The logitech z-560 is a good 4.1 setup that can be found a little bit cheaper than the 5.1 setup. Its really similar except it has a 8" sub instead of a 10" and the full range speakers are similar, but not the same. I have had the z-560 set for years now and it is really nice. Everything is amped and will get quite loud. you can also turn the rears off for a 2.1 setup, which is the way i use it as the rears didn't add much of anything besides some ambiance.


----------



## Pseudonym (Apr 17, 2006)

2.1 setups are easy. find a pair of speakers on the cheap and grab a stereo reciever. take any sub youve got lying around, make a box and toss a cheap plate amp to power it and there u go.


----------



## boarder124 (Mar 16, 2006)

there are 3 sets of Z-560s on ebay right now for well under $100


----------



## BKJT05 (Apr 10, 2007)

thanks guys! im gonna probably go with a logitech system. just to have some added sound and not break the bank! ill keep u all updated on what i go with!


----------



## BKJT05 (Apr 10, 2007)

boarder124 said:


> there are 3 sets of Z-560s on ebay right now for well under $100


can u link to me them? i just searched and it came back 0 results????


----------



## boarder124 (Mar 16, 2006)

z-560, Computers Networking, Electronics items on eBay.com


----------



## BKJT05 (Apr 10, 2007)

hey guys, thought id show off my new bedroom and bedroom theater i baught yesterday. when i created this thread i lived in Omaha Ne. about 2 months ago i moved to El Paso TX for my career.
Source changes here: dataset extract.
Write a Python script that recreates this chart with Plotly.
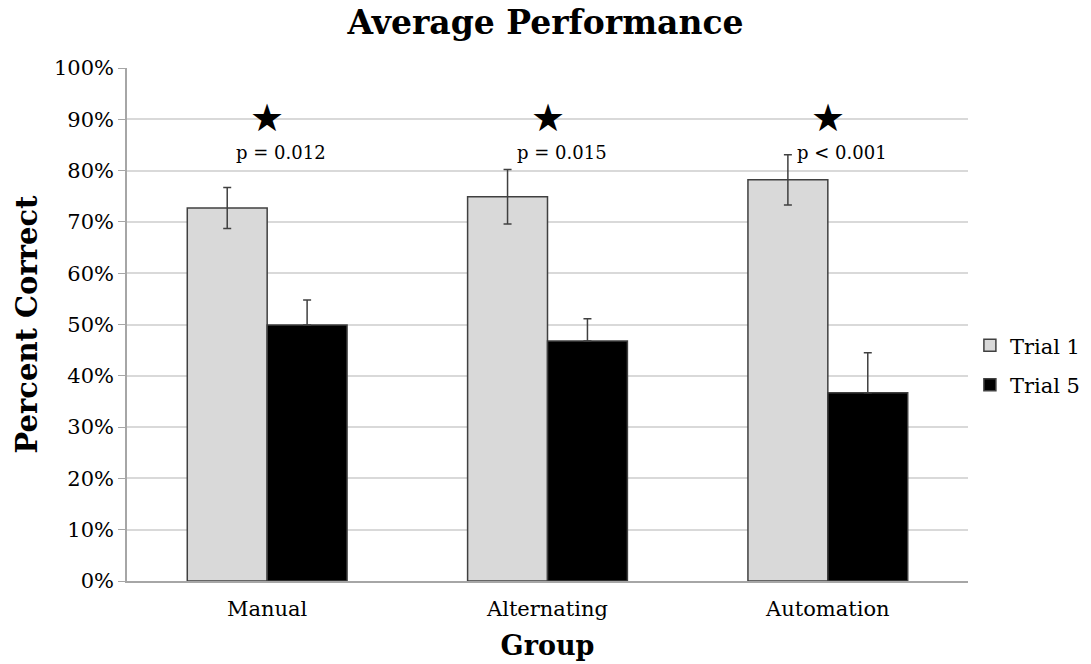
import plotly.graph_objects as go

groups = ["Manual", "Alternating", "Automation"]
trial1 = [72.7, 74.9, 78.2]
trial1_err = [4.0, 5.3, 4.9]
trial5 = [49.9, 46.8, 36.7]
trial5_err = [4.9, 4.3, 7.8]
p_labels = ["p = 0.012", "p = 0.015", "p < 0.001"]
star_y = 90.2
p_y = 83.6
y_ticks = list(range(0, 101, 10))
y_tick_text = [f"{v}%" for v in y_ticks]

FONT = "DejaVu Serif"
EDGE = "#404040"

fig = go.Figure()
fig.add_trace(go.Bar(
    name="Trial 1", x=groups, y=trial1, legendgroup="t1",
    marker=dict(color="#d9d9d9", line=dict(color=EDGE, width=1.5)),
    error_y=dict(type="data", array=trial1_err, visible=True, color=EDGE, thickness=1.5, width=4),
))
fig.add_trace(go.Bar(
    name="Trial 5", x=groups, y=trial5, legendgroup="t5",
    marker=dict(color="#000000", line=dict(color=EDGE, width=1.5)),
    error_y=dict(type="data", symmetric=False, array=trial5_err, arrayminus=[0] * len(trial5_err),
                 visible=True, color=EDGE, thickness=1.5, width=4),
))

for g, p in zip(groups, p_labels):
    fig.add_annotation(x=g, y=star_y, text="★", showarrow=False,
                       font=dict(family=FONT, size=38, color="black"), yanchor="middle")
    fig.add_annotation(x=g, y=p_y, text=p, showarrow=False, xshift=14,
                       font=dict(family=FONT, size=18, color="black"), yanchor="middle")

fig.update_layout(
    width=1091, height=664,
    paper_bgcolor="white", plot_bgcolor="white",
    margin=dict(l=127, r=123, t=68, b=83),
    barmode="group", bargap=0.43, bargroupgap=0,
    font=dict(family=FONT, color="black", size=20),
    title=dict(text="<b>Average Performance</b>", x=0.5, xanchor="center", y=0.966, yanchor="middle",
               font=dict(family=FONT, size=33, color="black")),
    legend=dict(xref="container", yref="container", x=0.889, xanchor="left", y=0.45, yanchor="middle",
                font=dict(family=FONT, size=21, color="black"),
                itemwidth=30, tracegroupgap=9, bgcolor="rgba(0,0,0,0)"),
    hovermode=False,
)
fig.update_yaxes(
    range=[0, 100], tickvals=y_ticks, ticktext=y_tick_text,
    showgrid=True, gridcolor="#d9d9d9", gridwidth=1.5,
    showline=True, linecolor="#a6a6a6", linewidth=1.5,
    ticks="outside", tickcolor="#a6a6a6", ticklen=7,
    tickfont=dict(family=FONT, size=21, color="black"),
    title=dict(text="<b>Percent Correct</b>", font=dict(family=FONT, size=29, color="black"), standoff=8),
    zeroline=False, automargin=False,
)
fig.update_xaxes(
    showline=True, linecolor="#a6a6a6", linewidth=1.5,
    tickfont=dict(family=FONT, size=21, color="black"), ticklabelstandoff=8,
    title=dict(text="<b>Group</b>", font=dict(family=FONT, size=27, color="black"), standoff=16),
    automargin=False,
)

fig.write_html("out.html", config={"displayModeBar": False},
               post_script="document.body.style.margin='0';")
I sold everything i had in Ne, drove down here by myself and some clothes, and started completly over. 

my computer setup- actually using my 22" sony bravia for a monitor. its awesome! alot better then the 17"










and my new theater system i baught yesterday for College Football!!!

Vizio 37" LCD 1080P
LogiTech computer Surround Sound which is perfect for my bedroom
small cheap tv stand


----------